Mes seuls critères de choix ont été, et le sont encore, des marques européennes et une hauteur de selle me permettant de poser les pieds par terre, car rouler est une chose, mais manœuvrer demande à être à l’aise. J’admire ceux/celles qui, à l’arrêt, se trouvent sur la pointe des pieds ... Combien de fois ai-je entendu des dames me demander « si je n’avais pas peur » 😊.
Après mon italienne, que j’ai précieusement conservé et qui attend sa nouvelle heure de sortie, j’ai choisi une anglaise de cylindrée supérieure, avec un kick : un mythe. Puis ce fut une allemande, une voyageuse, équipée de sacoches.
Pour ce qui est des voyages, tout a commencé en 1982 en compagnie de ma Laverda, de Pascal bien sûr et de trois autres copains, destination L'Algérie. Pays désertique, chaleur, tempête de sable, camping, repas lyophilisés et pastilles pour l’eau à boire. Nous nous douchions au moyen d’un jerrican de dix litres, à deux, shampoing inclus ! C’est là que nous avons pris conscience de la valeur de l’eau. S’ensuivirent les pays de l’Est (Hongrie, Roumanie, Tchécoslovaquie, Pologne, Allemagne de l'Est) et là, ce fut le déclic quant au bien-être et à la liberté que nous avions chez nous, car c’était avant la chute du mur de Berlin.

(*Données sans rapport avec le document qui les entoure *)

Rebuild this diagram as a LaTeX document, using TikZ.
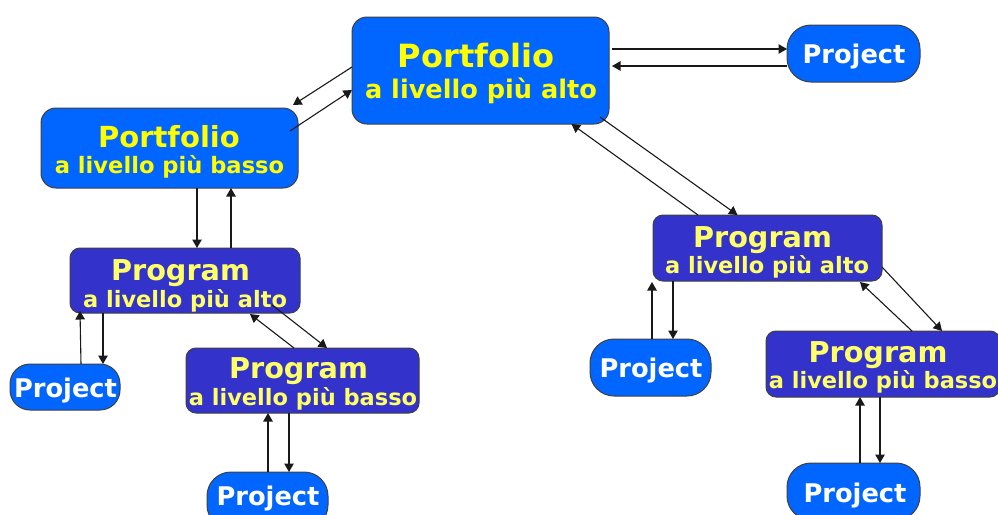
\documentclass[tikz,border=0pt]{standalone}
\usepackage{fontspec}
\setmainfont{DejaVu Sans}
\usetikzlibrary{arrows.meta,calc}
\definecolor{pfblue}{HTML}{0066FF}
\definecolor{pgblue}{HTML}{3333CC}
\definecolor{ylw}{HTML}{FFFF00}
\definecolor{lylw}{HTML}{FFFF66}
\begin{document}
\begin{tikzpicture}[x=1pt,y=-1pt,
  box/.style={draw=black!75, line width=1pt, inner sep=0pt, outer sep=0pt, rectangle},
  pfbox/.style={box, fill=pfblue, rounded corners=15pt},
  pgbox/.style={box, fill=pgblue, rounded corners=10pt},
  prbox/.style={box, fill=pfblue, rounded corners=#1},
  txt/.style={inner sep=0pt, anchor=base},
  arr/.style={-{Triangle[length=8.5pt,width=9.5pt]}, line width=1.1pt, draw=black!90}]
\useasboundingbox[fill=white] (0,0) rectangle (998,514);
% boxes
\node[pfbox, minimum width=257pt, minimum height=107pt] (pfa) at (480.5,70.5) {};
\node[pfbox, minimum width=257pt, minimum height=80pt] (pfb) at (169.5,148) {};
\node[pgbox, minimum width=230pt, minimum height=65pt] (pga) at (185,280.5) {};
\node[prbox=20pt, minimum width=110pt, minimum height=46pt] (prl) at (65,387) {};
\node[pgbox, minimum width=233pt, minimum height=65pt] (pgb) at (302.5,380.5) {};
\node[prbox=24pt, minimum width=121pt, minimum height=57pt] (prbl) at (267.5,500.5) {};
\node[prbox=24pt, minimum width=133pt, minimum height=57pt] (prtr) at (853.5,53.5) {};
\node[pgbox, minimum width=229pt, minimum height=66pt] (pgar) at (767.5,248) {};
\node[prbox=24pt, minimum width=121pt, minimum height=57pt] (prmr) at (650.5,367.5) {};
\node[pgbox, minimum width=234pt, minimum height=66pt] (pgbr) at (883,364) {};
\node[prbox=24pt, minimum width=133pt, minimum height=57pt] (prbr) at (853.5,491.5) {};
% texts
\node[txt, text=ylw, font={\fontsize{32}{32}\selectfont\bfseries}] (pfa1) at (476,67) {Portfolio};
\node[txt, text=ylw, font={\fontsize{25.6}{26}\selectfont\bfseries}] (pfa2) at (481,98) {a livello più alto};
\node[txt, text=ylw, font={\fontsize{29}{29}\selectfont\bfseries}] (pfb1) at (169,147) {Portfolio};
\node[txt, text=ylw, font={\fontsize{22.6}{23}\selectfont\bfseries}] (pfb2) at (169.5,173) {a livello più basso};
\node[txt, text=lylw, font={\fontsize{28.7}{29}\selectfont\bfseries}] (pga1) at (180.5,280) {Program};
\node[txt, text=lylw, font={\fontsize{22.5}{23}\selectfont\bfseries}] (pga2) at (185,307) {a livello più alto};
\node[txt, text=lylw, font={\fontsize{28.7}{29}\selectfont\bfseries}] (pgb1) at (298.5,378) {Program};
\node[txt, text=lylw, font={\fontsize{22.5}{23}\selectfont\bfseries}] (pgb2) at (303,405) {a livello più basso};
\node[txt, text=lylw, font={\fontsize{28.7}{29}\selectfont\bfseries}] (pgar1) at (762.5,247) {Program};
\node[txt, text=lylw, font={\fontsize{22.5}{23}\selectfont\bfseries}] (pgar2) at (767,273) {a livello più alto};
\node[txt, text=lylw, font={\fontsize{28.7}{29}\selectfont\bfseries}] (pgbr1) at (878,362) {Program};
\node[txt, text=lylw, font={\fontsize{22.5}{23}\selectfont\bfseries}] (pgbr2) at (883,388) {a livello più basso};
\node[txt, text=white, font={\fontsize{25.7}{26}\selectfont\bfseries}] (prl1) at (65.5,397) {Project};
\node[txt, text=white, font={\fontsize{25.7}{26}\selectfont\bfseries}] (prbl1) at (268,505) {Project};
\node[txt, text=white, font={\fontsize{25.7}{26}\selectfont\bfseries}] (prtr1) at (854,63) {Project};
\node[txt, text=white, font={\fontsize{25.7}{26}\selectfont\bfseries}] (prmr1) at (651,377) {Project};
\node[txt, text=white, font={\fontsize{25.7}{26}\selectfont\bfseries}] (prbr1) at (855,502) {Project};
% connectors
\draw[arr] ($(pfa.east)+(3,-21.5)$) -- ($(prtr.west)+(0,-4.5)$);
\draw[arr] ($(prtr.west)+(0,12.5)$) -- ($(pfa.east)+(3,-4.5)$);
\draw[arr] ($(pfa.west)+(0,-3.5)$) -- ($(pfb.north east)+(-5,-3)$);
\draw[arr] ($(pfb.east)+(-8,-17)$) -- ($(pfa.west)+(0,19.5)$);
\draw[arr] ($(pgar.north)+(-69.5,0)$) -- ($(pfa.south)+(91,0)$);
\draw[arr] ($(pfa.south east)+(-9,-7)$) -- ($(pgar.north)+(-30,0)$);
\draw[arr] ($(pfb.south)+(27.5,0)$) -- ($(pga.north)+(12,0)$);
\draw[arr] ($(pga.north)+(46,0)$) -- ($(pfb.south)+(61.5,0)$);
\draw[arr] ($(prl.north)+(16,0)$) -- ($(pga.south)+(-105,-2)$);
\draw[arr] ($(pga.south)+(-82,0)$) -- ($(prl.north)+(38,0)$);
\draw[arr] ($(pgb.north)+(-8.5,0)$) -- ($(pga.south)+(65,1)$);
\draw[arr] ($(pga.south)+(87,-8)$) -- ($(pgb.north)+(24.5,0)$);
\draw[arr] ($(prbl.north)+(0.5,0)$) -- ($(pgb.south)+(-34.5,0)$);
\draw[arr] ($(pgb.south)+(-13.5,0)$) -- ($(prbl.north)+(21.5,0)$);
\draw[arr] ($(prmr.north)+(1.5,0)$) -- ($(pgar.south)+(-115.5,1)$);
\draw[arr] ($(pgar.south)+(-94.5,0)$) -- ($(prmr.north)+(22.5,0)$);
\draw[arr] ($(pgbr.north)+(29,0)$) -- ($(pgar.south east)+(-22,1)$);
\draw[arr] ($(pgar.east)+(0,19)$) -- ($(pgbr.north)+(59,0)$);
\draw[arr] ($(prbr.north)+(6.5,0)$) -- ($(pgbr.south)+(-23,0)$);
\draw[arr] ($(pgbr.south)+(-3,0)$) -- ($(prbr.north)+(26.5,0)$);
\end{tikzpicture}
\end{document}
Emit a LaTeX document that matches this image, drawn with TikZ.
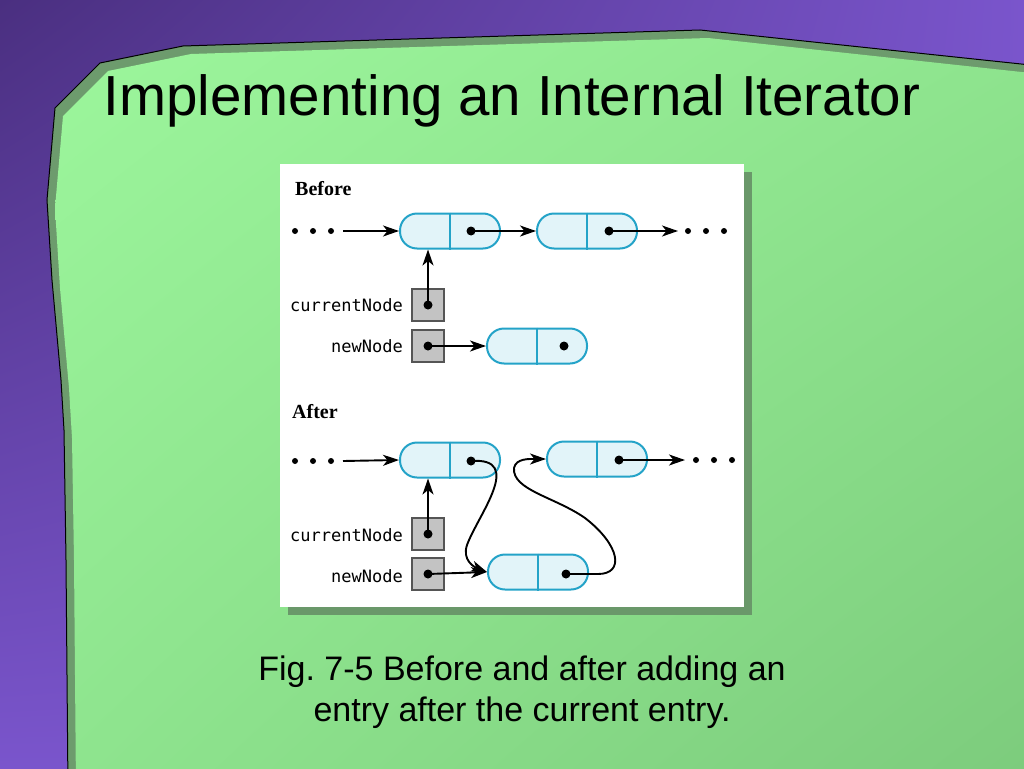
\documentclass[tikz,border=0pt]{standalone}
\usepackage{fontspec}
\newfontfamily\arialf{Liberation Sans}
\newfontfamily\monof{DejaVu Sans Mono}
\newfontfamily\timesf{Liberation Serif}
\usetikzlibrary{arrows.meta,shadings}
\definecolor{purpA}{HTML}{4A2F80}
\definecolor{purpC}{HTML}{7A55CC}
\definecolor{grnA}{HTML}{9CF69C}
\definecolor{grnB}{HTML}{8EE48E}
\definecolor{grnC}{HTML}{7CCB7C}
\definecolor{grnDark}{HTML}{6D9B6D}
\definecolor{panelShadow}{HTML}{6A986A}
\definecolor{pillLine}{HTML}{24A3C8}
\definecolor{pillFill}{HTML}{E2F4F9}
\definecolor{boxFill}{HTML}{C3C3C3}
\definecolor{boxLine}{HTML}{555555}
\tikzset{
  pill/.style={draw=pillLine, fill=pillFill, line width=2pt, rounded corners=17pt,
    minimum width=100pt, minimum height=35pt, inner sep=0pt},
  ptr/.style={draw=boxLine, fill=boxFill, line width=1.2pt, minimum width=32pt,
    minimum height=32pt, inner sep=0pt},
  arr/.style={line width=1.9pt, -{Stealth[length=16pt,width=11pt,inset=4.5pt]}},
  lbl/.style={font=\monof\fontsize{17}{18}\selectfont, anchor=east, inner sep=0pt},
  hdr/.style={font=\timesf\bfseries\fontsize{20}{20}\selectfont, anchor=base west, inner sep=0pt},
}
\newcommand{\pilldiv}[1]{\draw[pillLine, line width=1.8pt] (#1.north) -- (#1.south);}
\begin{document}
\begin{tikzpicture}[x=1pt, y=-1pt]
\useasboundingbox (0,0) rectangle (1024,768);
% background
\shade[upper left=purpA, upper right=purpC, lower left=purpC, lower right=purpC]
  (0,0) rectangle (1024,768);
% green shape with dark band
\path[fill=grnDark, draw=black, line width=1pt]
  (68,790) -- (66,560) -- (64,430) -- (61,380) -- (52,280) -- (47,200) -- (55,108)
  -- (100,63) -- (183,46) -- (700,30) -- (1040,66) -- (1040,790) -- cycle;
\shade[upper left=grnA, upper right=grnB, lower left=grnB, lower right=grnC]
  (76,790) -- (74,560) -- (72,438) -- (69,388) -- (60,288) -- (55,208) -- (63,116)
  -- (108,71) -- (191,54) -- (708,38) -- (1040,74) -- (1040,790) -- cycle;
% title
\node[font=\arialf\fontsize{56.5}{60}\selectfont, anchor=base, inner sep=0pt]
  (title) at (512,115) {Implementing an Internal Iterator};
% panel
\fill[panelShadow] (288,172) rectangle (752,615);
\fill[white] (280,164) rectangle (744,607);
% ---------------- Before ----------------
\node[hdr] (hb) at (295,195) {Before};
\foreach \x in {295,313,331} \fill (\x,231) circle (3);
\coordinate (bs) at (343,231);
\node[pill] (n1) at (450,231) {};
\node[pill] (n2) at (587,231) {};
\node[pill] (n3) at (537,346) {};
\pilldiv{n1}\pilldiv{n2}\pilldiv{n3}
\coordinate (n1d) at (471,231);
\coordinate (n2d) at (609,231);
\coordinate (n3d) at (564,346);
\coordinate (be) at (678,231);
\foreach \x in {688,706,724} \fill (\x,231) circle (3);
\node[ptr] (bc) at (428,305) {};
\node[ptr] (bn) at (428,346) {};
\coordinate (bcd) at (428,305);
\coordinate (bnd) at (428,346);
\node[lbl] (lbc) at (403,305) {currentNode};
\node[lbl] (lbn) at (403,346) {newNode};
\draw[arr] (bs) -- (n1.west);
\draw[arr] (n1d) -- (n2.west);
\draw[arr] (n2d) -- (be);
\draw[arr] (bcd) -- (bcd |- n1.south);
\draw[arr] (bnd) -- (n3.west);
\foreach \c in {n1d,n2d,n3d,bcd,bnd} \fill (\c) circle (4.5);
% ---------------- After ----------------
\node[hdr] (ha) at (292,418) {After};
\foreach \x in {295,313,331} \fill (\x,461) circle (3);
\coordinate (as) at (343,461);
\node[pill] (na) at (450,460) {};
\node[pill] (nb) at (597,459) {};
\node[pill] (nc) at (538,572) {};
\pilldiv{na}\pilldiv{nb}\pilldiv{nc}
\coordinate (nad) at (471,461);
\coordinate (nbd) at (619,460);
\coordinate (ncd) at (566,574);
\coordinate (ae) at (685,460);
\foreach \x in {696,714,732} \fill (\x,460) circle (3);
\node[ptr] (ac) at (428,534) {};
\node[ptr] (an) at (428,574) {};
\coordinate (acd) at (428,534);
\coordinate (and) at (428,574);
\node[lbl] (lac) at (403,535) {currentNode};
\node[lbl] (lan) at (403,576) {newNode};
\draw[arr] (as) -- (na.west);
\draw[arr] (nbd) -- (ae);
\draw[arr] (acd) -- (acd |- na.south);
\draw[arr] (and) -- (nc.west);
\draw[arr] (nad) .. controls (525,457) and (478,515) .. (467,545)
  .. controls (462,560) and (474,567) .. (nc.west);
\draw[arr] (ncd) -- (598,574) .. controls (625,574) and (620,545) .. (585,518)
  .. controls (555,497) and (512,490) .. (514,468)
  .. controls (516,458) and (530,459) .. (nb.west);
\foreach \c in {nad,nbd,ncd,acd,and} \fill (\c) circle (4.5);
% caption
\node[font=\arialf\fontsize{34}{41}\selectfont, align=center, anchor=base, inner sep=0pt]
  (cap) at (522,721) {\frenchspacing Fig. 7-5 Before and after adding an\\entry after the current entry.};
\end{tikzpicture}
\end{document}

Puis le Maroc, le Portugal, l’Angleterre, l’Ecosse, l’Ile de Man, l’Irlande, la Hollande,  la Corse, la Slovénie, la Croatie, la Turquie et les pays limitrophes font partie de nos autres destinations, sans oublier l’Inde où nous avons accompli des performances, au guidon d'Indian Enfield 350 cm. Il s’agissait de rouler à gauche, avec des commandes inversées, le tout dans une circulation sans règles, si ce n’est la priorité au plus gros. En résumé, ce sont donc 33 ans de vacances à moto avec, cependant, une entorse : une semaine sur un canal en Bourgogne, avec le chien, les seules vacances que nous lui avons offertes !

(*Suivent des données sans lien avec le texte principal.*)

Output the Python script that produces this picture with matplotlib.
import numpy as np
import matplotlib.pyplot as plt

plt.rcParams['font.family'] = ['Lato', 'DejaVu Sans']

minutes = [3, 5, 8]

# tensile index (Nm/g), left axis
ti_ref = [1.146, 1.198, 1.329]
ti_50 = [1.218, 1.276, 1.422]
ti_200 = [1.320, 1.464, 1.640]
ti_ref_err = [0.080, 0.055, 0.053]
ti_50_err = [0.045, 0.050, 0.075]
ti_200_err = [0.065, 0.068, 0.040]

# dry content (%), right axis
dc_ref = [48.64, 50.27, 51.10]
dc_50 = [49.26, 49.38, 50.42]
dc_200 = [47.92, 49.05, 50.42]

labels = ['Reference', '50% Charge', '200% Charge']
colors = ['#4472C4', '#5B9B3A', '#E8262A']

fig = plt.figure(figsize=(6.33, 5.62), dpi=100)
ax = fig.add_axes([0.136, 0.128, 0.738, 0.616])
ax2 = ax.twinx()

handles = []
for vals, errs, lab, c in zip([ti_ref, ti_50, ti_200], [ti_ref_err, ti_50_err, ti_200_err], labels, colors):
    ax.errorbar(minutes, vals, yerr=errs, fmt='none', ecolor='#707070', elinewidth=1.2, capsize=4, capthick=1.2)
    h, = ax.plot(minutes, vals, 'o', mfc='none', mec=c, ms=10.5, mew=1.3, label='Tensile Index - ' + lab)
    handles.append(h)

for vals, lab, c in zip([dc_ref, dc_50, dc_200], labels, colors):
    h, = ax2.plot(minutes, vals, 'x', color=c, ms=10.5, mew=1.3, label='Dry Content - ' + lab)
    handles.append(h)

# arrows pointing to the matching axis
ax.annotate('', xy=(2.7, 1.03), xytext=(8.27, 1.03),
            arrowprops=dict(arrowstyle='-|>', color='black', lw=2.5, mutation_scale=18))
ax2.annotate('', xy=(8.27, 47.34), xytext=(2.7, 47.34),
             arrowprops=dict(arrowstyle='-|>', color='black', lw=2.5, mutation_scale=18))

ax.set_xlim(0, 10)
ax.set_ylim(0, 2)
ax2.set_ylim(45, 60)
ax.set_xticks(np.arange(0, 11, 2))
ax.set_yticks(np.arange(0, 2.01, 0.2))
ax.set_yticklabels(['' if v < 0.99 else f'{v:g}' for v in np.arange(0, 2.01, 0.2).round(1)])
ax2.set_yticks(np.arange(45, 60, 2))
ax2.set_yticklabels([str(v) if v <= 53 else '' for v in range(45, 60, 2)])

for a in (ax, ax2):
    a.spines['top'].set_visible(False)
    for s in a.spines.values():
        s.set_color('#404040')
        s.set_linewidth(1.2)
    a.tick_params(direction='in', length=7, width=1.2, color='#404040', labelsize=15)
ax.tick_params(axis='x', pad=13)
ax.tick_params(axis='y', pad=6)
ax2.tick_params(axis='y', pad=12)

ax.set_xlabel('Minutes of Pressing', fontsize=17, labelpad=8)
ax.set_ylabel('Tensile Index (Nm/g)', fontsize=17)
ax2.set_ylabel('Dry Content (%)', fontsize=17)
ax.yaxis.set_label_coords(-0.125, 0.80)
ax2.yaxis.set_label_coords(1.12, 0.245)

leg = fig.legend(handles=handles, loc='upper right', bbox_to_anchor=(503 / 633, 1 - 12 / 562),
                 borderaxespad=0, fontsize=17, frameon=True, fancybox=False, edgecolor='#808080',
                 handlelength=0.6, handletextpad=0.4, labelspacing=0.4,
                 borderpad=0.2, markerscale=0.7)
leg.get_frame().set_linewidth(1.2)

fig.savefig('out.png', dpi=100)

Voilà la rétrospective de mon parcours de motarde : 34 ans au guidon de mes motos, avec mon compagnon. A chaque fois que nous partons sur nos deux-roues, que ce soit pour une journée ou les vacances, c’est le plaisir assuré. Dès les premiers kilomètres, je pousse un soupir de satisfaction, de bien-être.
Ce que représente la moto pour moi, l’évasion, l’indépendance, le plaisir de conduire, le contact avec la nature, le partage et l’amitié, la découverte, les loisirs et l’amour pour ces œuvres d’art métalliques.